Après avoir traversé une période de négligence consciente et de détérioration dramatique, l'enseignement supérieur en Afrique commence de nouveau à attirer l'attention des autres continents, quoique avec un accent actuellement mis sur les “partenariats” plutôt que les “aides.” Ce rapport se base sur une étude approfondie des liens qui existent entre les institutions africaines d'enseignement supérieur et les gouvernements, fondations et universités étrangers, et se concentre tout particulièrement sur les liens établis avec les Etats Unis. Dans ce rapport, nous examinons l'évolution, les caractéristiques, les promesses et les problèmes des soutiens étrangers.
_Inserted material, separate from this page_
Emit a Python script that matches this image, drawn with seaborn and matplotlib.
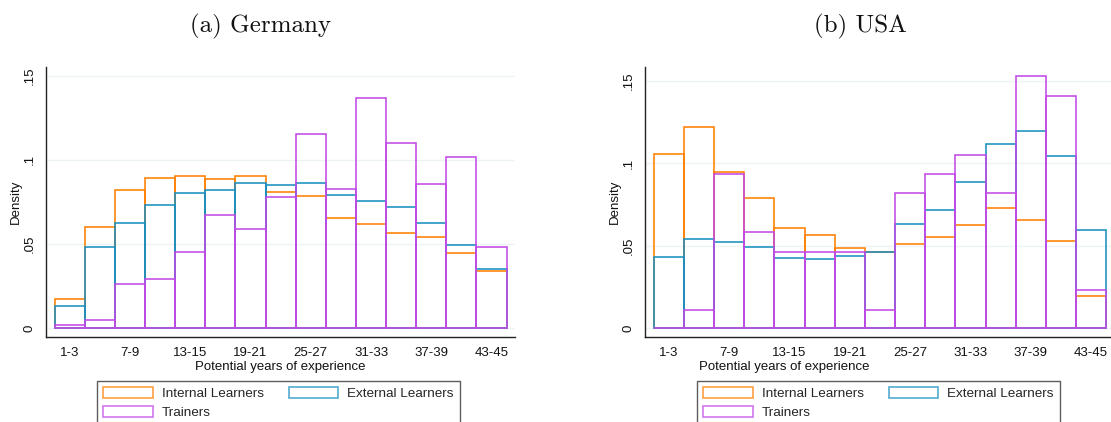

Dans le passé, c'est avec les institutions européennes que la plupart des universités africaines entretenaient des liens. Avec l'indépendance, ces dernières ont affirmé leur souveraineté et leur autonomie. Toutefois, arrivées les années 1980, les ressources étaient inadéquates presque partout. Aujourd'hui, le regain d'attention apportera certainement de nouvelles sources de financement, mais il apportera aussi de nouveaux problèmes. Les partenariats universitaires vont souvent dans un seul sens, et les soutiens étrangers sont fréquemment soumis à des conditions. En cadrant, en organisant et en orientant l'initiative universitaire et donc les manières d'apprendre et de valider la connaissance, ils menacent de réintroduire, à la fois de manière explicite et plus subtilement, les directions extérieures de l'ère précédente. Une étude de ces problèmes ainsi que d'autres est suivie de plusieurs annexes qui contiennent un inventaire extensif de ce matériel et qui pourra servir de référence lors de recherches ultérieures.